— WORK REQUIRED —
In the listing that follows, retype every line from the first through the one containing "const day = '2023-01-01 ';". Pictures are to be left out.

-- start of SOURCE MATERIAL --

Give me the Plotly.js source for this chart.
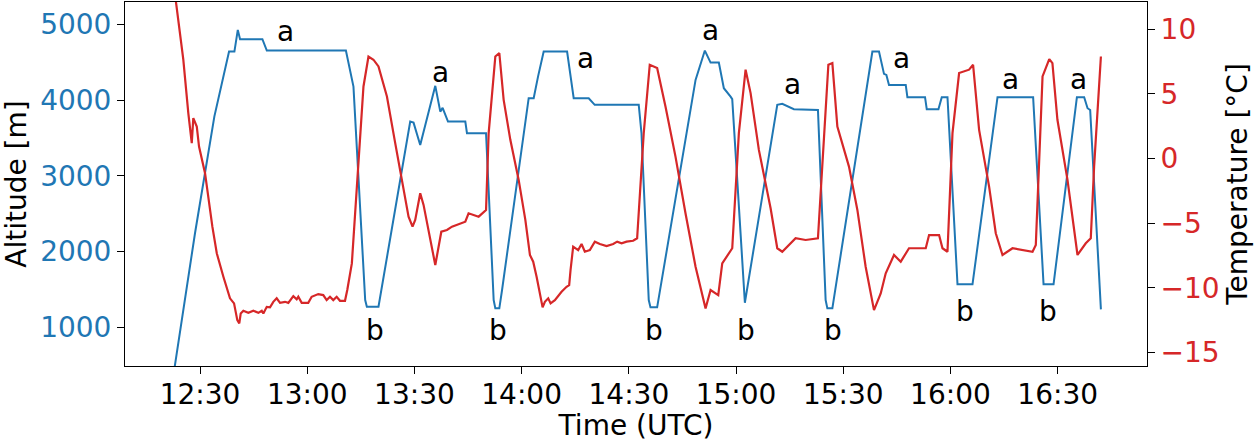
<!DOCTYPE html>
<html>
<head>
<meta charset="utf-8">
<script src="https://cdn.plot.ly/plotly-3.0.1.min.js"></script>
<style>
  html, body { margin: 0; padding: 0; background: #fff; }
  #chart { width: 1257px; height: 442px; }
</style>
</head>
<body>
<div id="chart"></div>
<script>
// flight day, all times UTC
const day = '2023-01-01 ';

// altitude track (blue, left axis)
const altTime = [
  '12:22:45', '12:28:36', '12:34:00', '12:38:07', '12:39:37', '12:40:34', '12:41:12', '12:47:27',
  '12:48:41', '13:10:49', '13:12:56', '13:16:13', '13:16:41', '13:19:56', '13:28:49', '13:29:45',
  '13:31:37', '13:35:50', '13:37:14', '13:37:53', '13:39:23', '13:44:14', '13:44:42', '13:50:02',
  '13:52:10', '13:52:38', '13:53:45', '13:54:31', '14:01:58', '14:03:22', '14:04:35', '14:06:10',
  '14:12:43', '14:14:34', '14:18:46', '14:20:27', '14:32:46', '14:33:32', '14:35:34', '14:36:03',
  '14:37:55', '14:48:40', '14:51:16', '14:52:52', '14:55:11', '14:56:35', '14:58:28', '14:58:56',
  '15:02:28', '15:11:32', '15:12:56', '15:15:16', '15:16:11', '15:22:55', '15:25:04', '15:25:33',
  '15:26:57', '15:38:09', '15:40:00', '15:41:24', '15:42:04', '15:42:48', '15:47:29', '15:47:57',
  '15:52:53', '15:53:22', '15:56:38', '15:57:34', '15:59:10', '16:01:58', '16:06:10', '16:13:10',
  '16:23:08', '16:26:03', '16:28:51', '16:35:23', '16:37:25', '16:38:22', '16:39:06', '16:42:06'
];
const altitude = [
  430, 2246, 3782, 4641, 4641, 4927, 4804, 4804,
  4654, 4654, 4178, 1361, 1272, 1272, 3716, 3703,
  3408, 4188, 3848, 3897, 3716, 3716, 3563, 3563,
  1361, 1251, 1251, 1493, 4025, 4025, 4310, 4641,
  4641, 4025, 4025, 3937, 3937, 3563, 1361, 1264,
  1264, 4267, 4654, 4495, 4495, 4157, 4046, 4012,
  1325, 3937, 3950, 3893, 3880, 3870, 1361, 1251,
  1251, 4641, 4641, 4346, 4333, 4201, 4201, 4038,
  4038, 3880, 3880, 4038, 4038, 1568, 1568, 4038,
  4038, 1568, 1568, 4038, 4038, 3893, 3870, 1238
];

// temperature track (red, right axis)
const tempTime = [
  '12:23:00', '12:24:24', '12:25:19', '12:26:43', '12:27:41', '12:28:07', '12:29:05', '12:29:43',
  '12:31:24', '12:33:27', '12:34:41', '12:36:32', '12:37:56', '12:38:23', '12:39:31', '12:40:26',
  '12:40:59', '12:41:23', '12:42:07', '12:43:31', '12:44:55', '12:46:19', '12:47:16', '12:47:43',
  '12:48:40', '12:49:35', '12:50:30', '12:51:27', '12:52:23', '12:53:47', '12:54:42', '12:56:06',
  '12:57:03', '12:57:30', '12:58:27', '13:00:17', '13:01:14', '13:03:05', '13:04:29', '13:05:26',
  '13:06:22', '13:07:17', '13:08:14', '13:09:10', '13:10:34', '13:11:12', '13:12:29', '13:14:20',
  '13:15:44', '13:17:08', '13:18:32', '13:19:56', '13:22:18', '13:24:37', '13:26:30', '13:28:21',
  '13:29:28', '13:30:13', '13:31:37', '13:32:33', '13:35:50', '13:37:31', '13:39:06', '13:40:30',
  '13:44:14', '13:45:09', '13:47:58', '13:50:02', '13:50:46', '13:52:38', '13:53:45', '13:54:58',
  '13:56:50', '13:59:10', '14:01:02', '14:02:19', '14:03:14', '14:04:11', '14:05:52', '14:06:30',
  '14:07:26', '14:08:06', '14:09:18', '14:11:10', '14:12:34', '14:13:18', '14:13:41', '14:14:25',
  '14:15:49', '14:16:46', '14:17:41', '14:19:05', '14:20:29', '14:21:53', '14:23:46', '14:25:37',
  '14:26:44', '14:27:58', '14:29:22', '14:31:12', '14:32:19', '14:34:10', '14:35:51', '14:37:55',
  '14:40:15', '14:43:03', '14:45:51', '14:48:40', '14:51:28', '14:52:52', '14:55:01', '14:56:08',
  '14:58:56', '15:00:47', '15:02:40', '15:04:04', '15:06:23', '15:09:40', '15:11:32', '15:12:56',
  '15:16:40', '15:19:28', '15:22:55', '15:24:35', '15:25:50', '15:26:57', '15:28:21', '15:31:36',
  '15:33:57', '15:36:16', '15:38:36', '15:40:29', '15:41:53', '15:44:12', '15:46:05', '15:48:24',
  '15:53:05', '15:54:01', '15:56:49', '15:57:46', '15:59:10', '16:00:34', '16:02:25', '16:05:13',
  '16:06:20', '16:08:01', '16:10:49', '16:12:41', '16:14:34', '16:17:22', '16:22:58', '16:23:53',
  '16:25:46', '16:27:39', '16:28:32', '16:29:56', '16:32:45', '16:35:33', '16:37:52', '16:39:16',
  '16:40:12', '16:42:06'
];
const temperature = [
  12.67, 9.71, 7.64, 3.51, 1.19, 3.13, 2.48, 0.93,
  -1.13, -5.26, -7.32, -9.13, -10.42, -10.80, -11.19, -12.49,
  -12.74, -11.97, -11.76, -11.92, -11.76, -11.92, -11.76, -11.97,
  -11.46, -11.50, -11.07, -10.80, -11.15, -11.07, -11.15, -10.63,
  -10.88, -10.68, -11.15, -11.15, -10.68, -10.47, -10.55, -10.94,
  -10.68, -10.94, -10.68, -10.99, -10.99, -10.16, -8.10, -0.62,
  5.57, 7.89, 7.64, 7.12, 4.80, 1.19, -1.65, -4.49,
  -5.26, -4.74, -2.68, -3.58, -8.23, -5.65, -5.52, -5.26,
  -4.88, -4.23, -4.49, -3.97, 1.97, 7.89, 8.16, 4.54,
  1.45, -1.65, -4.74, -7.45, -7.97, -9.13, -11.50, -11.07,
  -10.80, -11.19, -10.94, -10.29, -9.91, -9.78, -8.61, -6.81,
  -7.07, -6.60, -7.20, -7.07, -6.42, -6.60, -6.76, -6.60,
  -6.42, -6.55, -6.42, -6.35, -6.16, 1.97, 7.25, 7.00,
  4.02, 0.15, -4.23, -8.36, -11.58, -10.16, -10.55, -8.10,
  -6.93, 1.97, 6.87, 5.06, 0.67, -3.84, -6.93, -7.20,
  -6.16, -6.29, -6.16, 1.45, 7.25, 7.38, 2.48, -0.62,
  -3.97, -8.36, -11.71, -10.42, -8.87, -7.45, -7.97, -6.93,
  -6.93, -5.91, -5.91, -6.93, -7.20, 1.97, 6.61, 6.87,
  7.25, 2.22, -2.17, -5.77, -7.45, -6.93, -7.20, -6.68,
  6.35, 7.69, 7.38, 3.00, -1.65, -7.45, -6.55, -6.16,
  -0.62, 7.89
];

// a / b markers along the altitude track
const labelText = ['a', 'a', 'a', 'a', 'a', 'a', 'a', 'a', 'b', 'b', 'b', 'b', 'b', 'b', 'b'];
const labelTime = [
  '12:54:00', '13:37:14', '14:17:50', '14:52:52', '15:15:44', '15:46:16', '16:16:41', '16:35:51',
  '13:19:01', '13:53:20', '14:37:10', '15:02:52', '15:27:07', '16:04:01', '16:27:10'
];
const labelAlt = [4905, 4363, 4553, 4918, 4201, 4553, 4276, 4276, 964, 964, 964, 964, 964, 1206, 1206];

const blue = '#1f77b4';
const red = '#d62728';
const font = 'DejaVu Sans, sans-serif';
const fs = 28;

const traces = [
  {
    x: altTime.map(t => day + t), y: altitude,
    mode: 'lines', line: {color: blue, width: 2}, yaxis: 'y', hoverinfo: 'skip'
  },
  {
    x: tempTime.map(t => day + t), y: temperature,
    mode: 'lines', line: {color: red, width: 2.2}, yaxis: 'y2', hoverinfo: 'skip'
  }
];

const annotations = labelText.map((txt, i) => ({
  x: day + labelTime[i], y: labelAlt[i], xref: 'x', yref: 'y',
  text: txt, showarrow: false, font: {size: fs, color: '#000', family: font}
}));

const layout = {
  width: 1257, height: 442,
  margin: {l: 125, r: 110, t: 2, b: 76},
  paper_bgcolor: '#fff', plot_bgcolor: '#fff',
  showlegend: false,
  font: {family: font, size: fs, color: '#000'},
  xaxis: {
    type: 'date',
    range: [day + '12:09:00', day + '16:55:00'],
    tick0: day + '12:00:00', dtick: 1800000, tickformat: '%H:%M',
    ticks: 'outside', ticklen: 7, tickwidth: 1, tickcolor: '#000',
    ticklabelstandoff: -4,
    showline: true, linecolor: '#000', linewidth: 1, mirror: true,
    showgrid: false, zeroline: false,
    tickfont: {size: fs, color: '#000'},
    title: {text: 'Time (UTC)', font: {size: fs, color: '#000'}, standoff: 0}
  },
  yaxis: {
    range: [490, 5295],
    tickvals: [1000, 2000, 3000, 4000, 5000],
    ticks: 'outside', ticklen: 7, tickwidth: 1, tickcolor: '#000',
    showline: true, linecolor: '#000', linewidth: 1,
    showgrid: false, zeroline: false,
    tickfont: {size: fs, color: blue},
    title: {text: 'Altitude [m]', font: {size: fs, color: '#000'}, standoff: 8}
  },
  yaxis2: {
    overlaying: 'y', side: 'right',
    range: [-16.03, 12.1],
    tickvals: [-15, -10, -5, 0, 5, 10],
    ticktext: ['\u221215', '\u221210', '\u22125', '0', '5', '10'],
    ticks: 'outside', ticklen: 7, tickwidth: 1, tickcolor: '#000',
    showline: true, linecolor: '#000', linewidth: 1,
    showgrid: false, zeroline: false,
    tickfont: {size: fs, color: red},
    title: {text: 'Temperature [°C]', font: {size: fs, color: '#000'}, standoff: 8}
  },
  annotations: annotations
};

Plotly.newPlot('chart', traces, layout, {staticPlot: true, displayModeBar: false});
</script>
</body>
</html>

-- end of SOURCE MATERIAL --

— TASK RESULT —
Give me the Plotly.js source for this chart.
<!DOCTYPE html>
<html>
<head>
<meta charset="utf-8">
<script src="https://cdn.plot.ly/plotly-3.0.1.min.js"></script>
<style>
  html, body { margin: 0; padding: 0; background: #fff; }
  #chart { width: 1257px; height: 442px; }
</style>
</head>
<body>
<div id="chart"></div>
<script>
// flight day, all times UTC
const day = '2023-01-01 ';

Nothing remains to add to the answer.